A hot water cycle is preferable for killing dust mites and pollutants.
And, in case it needs to be said, avoid line-drying clothing outdoors. Use the dryer on high-heat, or line-dry inside.
Don’t Forget to Dust, Vacuum, and Clean Surfaces
Regular vacuuming and dusting will keep indoor allergies at bay. Vacuums marketed towards pet owners are also good for allergy sufferers, as they have high-quality systems and filters that prevent the distribution of fur, dust and bacteria.
When cleaning surfaces of the home, you can reduce allergy and asthma symptoms by opting for natural products; many natural cleansers are made of combinations of vinegar, water, lemon, and baking soda. To get you started, you can see how we made carpet cleaner, general surface cleaner (great for hard surface toys), and window and glass cleaner.
Don’t overlook the dust on fan blades–it’s easy to forget about them until you turn the fan on for the first time at the beginning of the season and deposit dust across your entire room. My favorite tip for cleaning fans is to use a pillow case, which can slide completely over the blade and simultaneously catch any falling dust as you wipe it clean. Just be sure you use an old pillow case that you’re no longer using on the bed.
Install a Home Air Filtration System
Jay Ayers, Indoor Air Quality Product Manager at Trane Heating and Cooling reminds allergy sufferers to avoid openings windows and doors to bring in fresh air when the weather turns warm. To maintain a clean, reduced-allergy environment it’s important to keep indoor air cleaner than the outdoor air.
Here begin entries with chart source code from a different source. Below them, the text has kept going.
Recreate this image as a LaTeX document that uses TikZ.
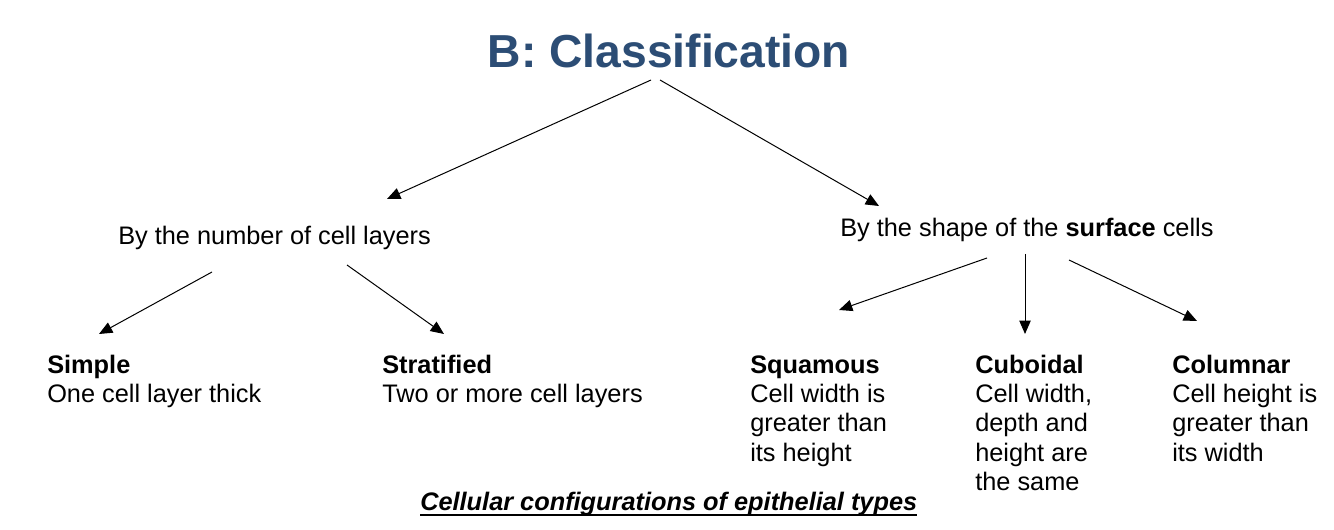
\documentclass[tikz,border=0pt]{standalone}
\usepackage{fontspec}
\setmainfont{Liberation Sans}
\usetikzlibrary{arrows.meta}
\definecolor{titleblue}{RGB}{44,77,117}
\begin{document}
\begin{tikzpicture}[x=0.75pt,y=-0.75pt,
  body/.style={font=\fontsize{19}{22.1}\selectfont, inner sep=0pt, anchor=base west, align=left},
  heading/.style={font=\bfseries\fontsize{34.7}{40}\selectfont, text=titleblue, inner sep=0pt, anchor=base},
  arr/.style={-{Triangle[length=10pt,width=8.5pt]}, line width=0.75pt, black}]
\useasboundingbox[fill=white] (0,0) rectangle (1334,530);

\node[heading] (title) at (669,68) {B: Classification};

\node[body] (layers) at (118,245) {By the number of cell layers};
\node[body] (shape) at (840,237) {By the shape of the \textbf{surface} cells};

% base anchor = baseline of the last line (first line baseline at y=373, step 29.47)
\node[body] (simple) at (47,402.5) {\textbf{Simple}\\One cell layer thick};
\node[body] (strat) at (382,402.5) {\textbf{Stratified}\\Two or more cell layers};
\node[body] (squam) at (750,461.4) {\textbf{Squamous}\\Cell width is\\greater than\\its height};
\node[body] (cubo) at (975,490.9) {\textbf{Cuboidal}\\Cell width,\\depth and\\height are\\the same};
\node[body] (colu) at (1172,461.4) {\textbf{Columnar}\\Cell height is\\greater than\\its width};

\node[body] (caption) at (420,510) {\bfseries\itshape Cellular configurations of epithelial types};
\draw[line width=1.4pt] ([yshift=-3.6pt]caption.base west) -- ([yshift=-3.6pt]caption.base east);

\coordinate (t1) at (651,80);  \coordinate (e1) at (387,199);
\coordinate (t2) at (660,80);  \coordinate (e2) at (879,206);
\coordinate (l1) at (212,272); \coordinate (e3) at (99,334);
\coordinate (l2) at (347,265); \coordinate (e4) at (444,334);
\coordinate (s1) at (987,258); \coordinate (e5) at (839,310);
\coordinate (s2) at (1025,254); \coordinate (e6) at (1025,334);
\coordinate (s3) at (1069,260); \coordinate (e7) at (1197,321);

\draw[arr] (t1) -- (e1);
\draw[arr] (t2) -- (e2);
\draw[arr] (l1) -- (e3);
\draw[arr] (l2) -- (e4);
\draw[arr] (s1) -- (e5);
\draw[arr] (s2) -- (e6);
\draw[arr] (s3) -- (e7);
\end{tikzpicture}
\end{document}
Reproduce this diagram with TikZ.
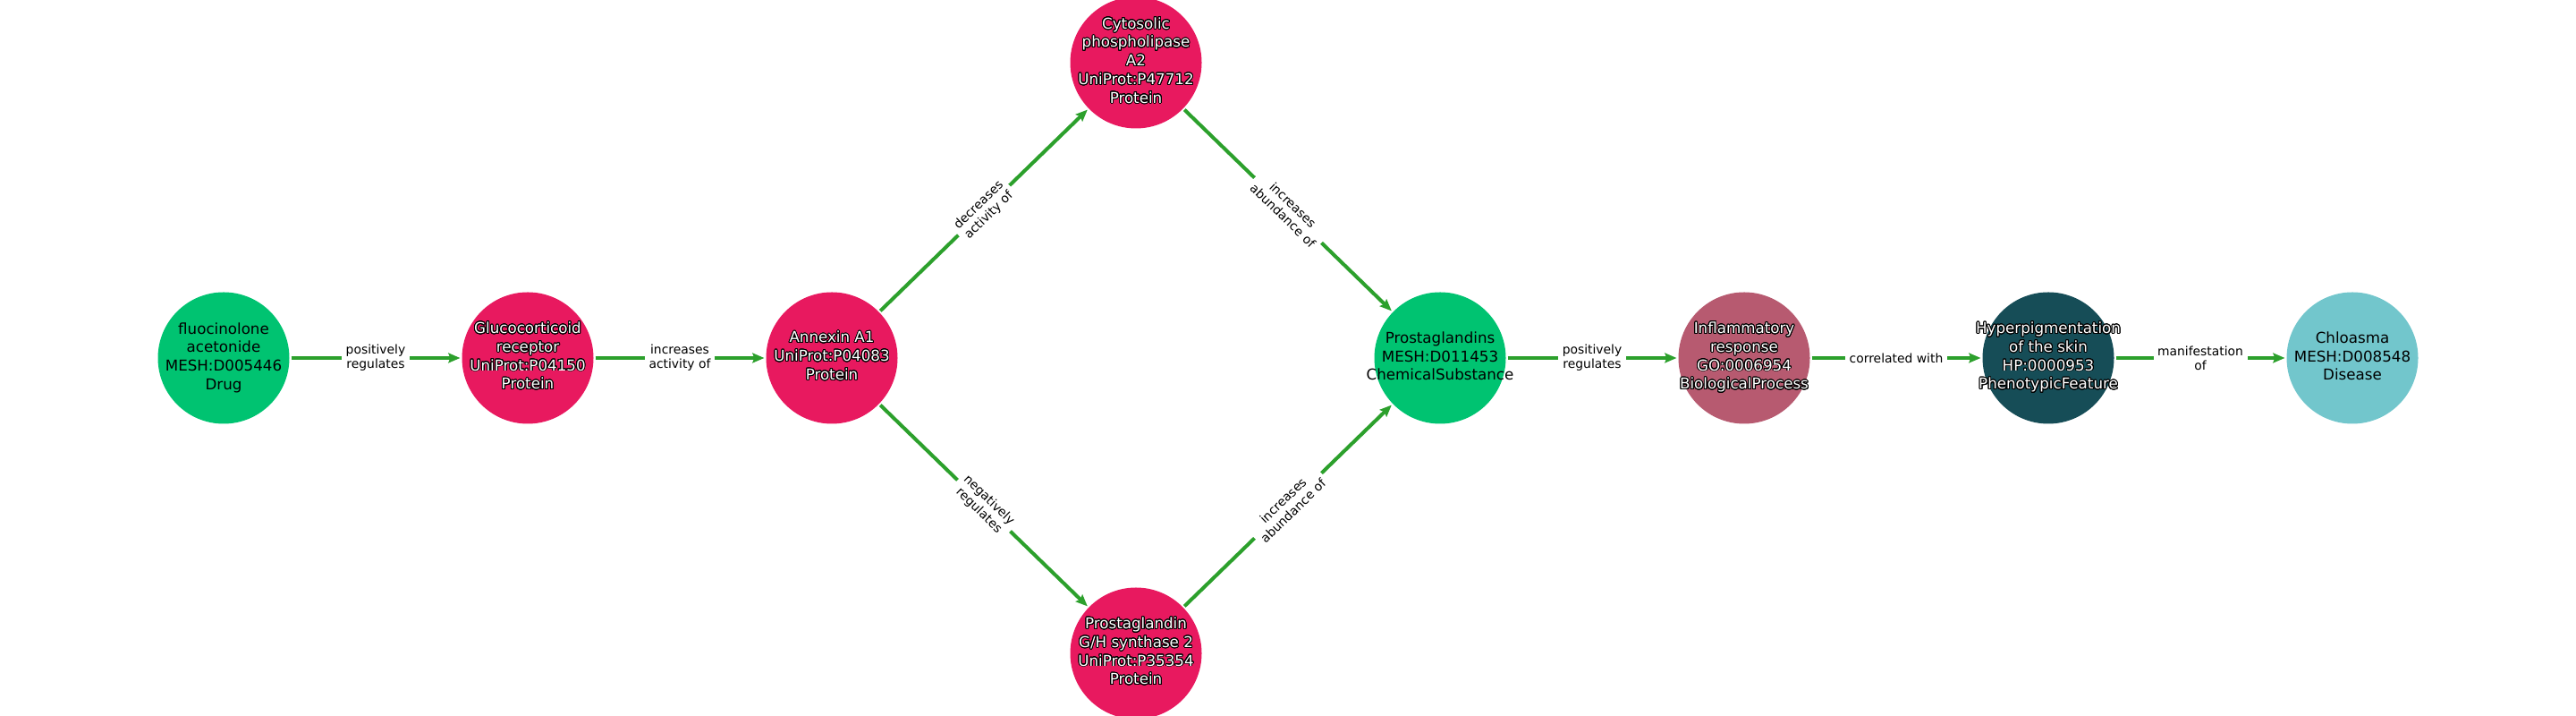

Trane’s air filtration systems “remove up to 99.98% of airborne particles” and that includes natural indoor allergens as well, such as bacteria and pet hair.
For homes with forced air HVAC systems, homeowners should also make it a point to change the filters routinely, especially during allergy season.
Changing Air Filter
It’s important to schedule a maintenance checkup for your HVAC system every spring and fall, but in the meantime, filters need to be checked once a month. When they’re dirty, change them; dirty filters shorten the lifespan of your system. Fortunately, it’s easy to do. First, check your owner’s manual for the right part number in order to buy a new filter. Then turn off your HVAC system while you work, remove the old filter and slide the new one in place.
Shower at Night
A good tip for anyone with or without allergies: Avoid bringing allergens into the bedroom by showering or rinsing off prior to going to bed. You’ll also find that it helps to shower immediately after coming indoors. Being clean will help you (and any sufferers that you live with) rest easier.